What is required
Copy each line that holds "script".

Recorded information
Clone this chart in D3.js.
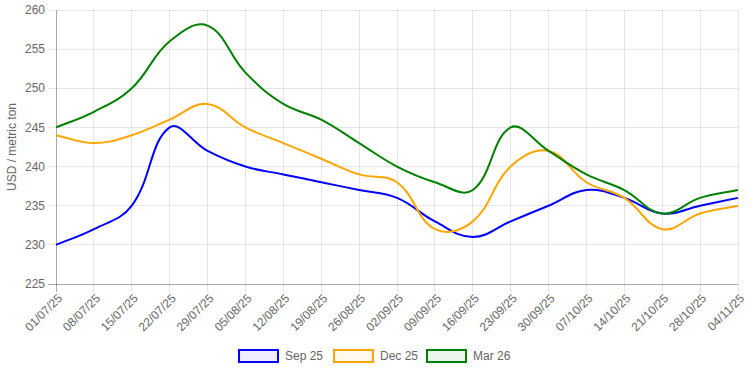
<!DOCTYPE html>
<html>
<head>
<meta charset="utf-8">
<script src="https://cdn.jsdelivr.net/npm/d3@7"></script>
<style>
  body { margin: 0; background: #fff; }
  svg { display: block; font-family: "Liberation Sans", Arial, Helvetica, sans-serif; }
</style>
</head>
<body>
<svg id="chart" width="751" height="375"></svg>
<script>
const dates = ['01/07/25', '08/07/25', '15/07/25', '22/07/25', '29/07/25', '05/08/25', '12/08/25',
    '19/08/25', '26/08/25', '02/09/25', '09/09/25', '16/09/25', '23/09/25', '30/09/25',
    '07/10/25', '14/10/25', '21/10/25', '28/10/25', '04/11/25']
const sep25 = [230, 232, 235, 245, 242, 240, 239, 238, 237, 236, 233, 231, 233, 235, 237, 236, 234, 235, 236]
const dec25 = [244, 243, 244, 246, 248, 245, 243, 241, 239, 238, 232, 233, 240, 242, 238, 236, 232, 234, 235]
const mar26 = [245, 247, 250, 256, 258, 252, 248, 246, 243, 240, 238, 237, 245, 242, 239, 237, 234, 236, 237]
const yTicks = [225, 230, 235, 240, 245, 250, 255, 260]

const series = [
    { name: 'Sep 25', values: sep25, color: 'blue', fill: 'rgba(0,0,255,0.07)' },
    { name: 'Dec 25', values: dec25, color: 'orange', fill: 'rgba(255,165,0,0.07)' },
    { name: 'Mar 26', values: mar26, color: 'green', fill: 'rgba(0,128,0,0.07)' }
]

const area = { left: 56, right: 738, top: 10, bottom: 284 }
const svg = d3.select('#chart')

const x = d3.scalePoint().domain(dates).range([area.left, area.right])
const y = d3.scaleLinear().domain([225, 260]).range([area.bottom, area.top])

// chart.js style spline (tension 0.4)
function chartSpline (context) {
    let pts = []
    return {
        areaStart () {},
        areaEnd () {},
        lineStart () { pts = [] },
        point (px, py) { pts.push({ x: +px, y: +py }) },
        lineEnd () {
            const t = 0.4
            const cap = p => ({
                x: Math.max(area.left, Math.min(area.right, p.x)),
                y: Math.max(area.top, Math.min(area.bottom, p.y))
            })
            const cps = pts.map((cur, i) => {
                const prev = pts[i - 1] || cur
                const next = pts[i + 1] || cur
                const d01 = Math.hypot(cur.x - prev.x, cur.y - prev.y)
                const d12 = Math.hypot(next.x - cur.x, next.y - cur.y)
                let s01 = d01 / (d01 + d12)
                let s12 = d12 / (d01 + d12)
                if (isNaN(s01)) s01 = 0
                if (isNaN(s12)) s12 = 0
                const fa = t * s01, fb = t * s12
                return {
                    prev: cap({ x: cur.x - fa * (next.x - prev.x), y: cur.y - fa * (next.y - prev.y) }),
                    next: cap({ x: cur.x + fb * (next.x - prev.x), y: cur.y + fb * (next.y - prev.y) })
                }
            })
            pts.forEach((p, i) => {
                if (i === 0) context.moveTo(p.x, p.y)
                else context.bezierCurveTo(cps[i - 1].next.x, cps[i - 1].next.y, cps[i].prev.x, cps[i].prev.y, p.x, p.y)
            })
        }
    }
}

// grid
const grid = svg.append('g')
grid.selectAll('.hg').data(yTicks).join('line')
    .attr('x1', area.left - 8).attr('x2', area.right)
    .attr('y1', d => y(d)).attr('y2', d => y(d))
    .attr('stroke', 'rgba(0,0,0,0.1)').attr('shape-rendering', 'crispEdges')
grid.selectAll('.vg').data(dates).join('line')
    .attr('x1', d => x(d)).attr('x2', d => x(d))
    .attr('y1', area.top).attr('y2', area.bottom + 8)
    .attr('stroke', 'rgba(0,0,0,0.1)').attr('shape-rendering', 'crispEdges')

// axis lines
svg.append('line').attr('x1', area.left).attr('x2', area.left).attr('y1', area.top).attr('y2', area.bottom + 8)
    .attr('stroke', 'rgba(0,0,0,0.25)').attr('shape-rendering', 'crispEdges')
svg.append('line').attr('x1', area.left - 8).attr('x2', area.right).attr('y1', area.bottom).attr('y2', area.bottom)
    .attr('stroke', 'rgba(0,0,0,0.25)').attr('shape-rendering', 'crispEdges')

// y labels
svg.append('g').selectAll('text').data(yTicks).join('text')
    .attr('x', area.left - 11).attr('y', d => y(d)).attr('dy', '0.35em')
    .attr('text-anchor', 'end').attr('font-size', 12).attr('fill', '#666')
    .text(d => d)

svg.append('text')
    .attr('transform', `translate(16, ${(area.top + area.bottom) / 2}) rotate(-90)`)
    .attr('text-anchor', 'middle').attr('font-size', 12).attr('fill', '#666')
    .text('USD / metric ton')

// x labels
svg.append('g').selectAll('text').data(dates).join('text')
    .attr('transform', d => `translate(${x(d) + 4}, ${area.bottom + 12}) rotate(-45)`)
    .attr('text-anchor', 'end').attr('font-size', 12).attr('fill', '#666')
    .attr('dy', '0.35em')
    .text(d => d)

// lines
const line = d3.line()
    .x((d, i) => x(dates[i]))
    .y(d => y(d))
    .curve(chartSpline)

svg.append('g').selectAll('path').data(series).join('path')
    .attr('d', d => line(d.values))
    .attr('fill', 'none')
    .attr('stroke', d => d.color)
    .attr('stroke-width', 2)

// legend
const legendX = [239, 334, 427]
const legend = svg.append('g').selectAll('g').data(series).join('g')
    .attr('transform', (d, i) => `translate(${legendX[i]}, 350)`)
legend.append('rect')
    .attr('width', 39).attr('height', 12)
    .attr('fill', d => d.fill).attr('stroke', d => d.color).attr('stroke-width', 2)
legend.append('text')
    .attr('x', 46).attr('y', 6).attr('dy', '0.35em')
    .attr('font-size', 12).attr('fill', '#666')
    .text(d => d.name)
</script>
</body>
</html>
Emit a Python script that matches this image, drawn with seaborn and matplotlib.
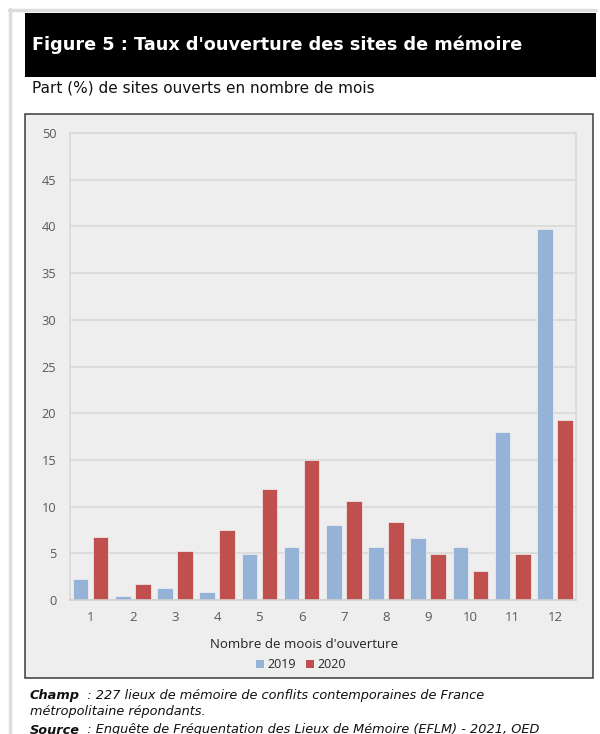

Result
<script src="https://cdn.jsdelivr.net/npm/d3@7"></script>
<script>
</script>
Emit a Python script that matches this image, drawn with seaborn and matplotlib.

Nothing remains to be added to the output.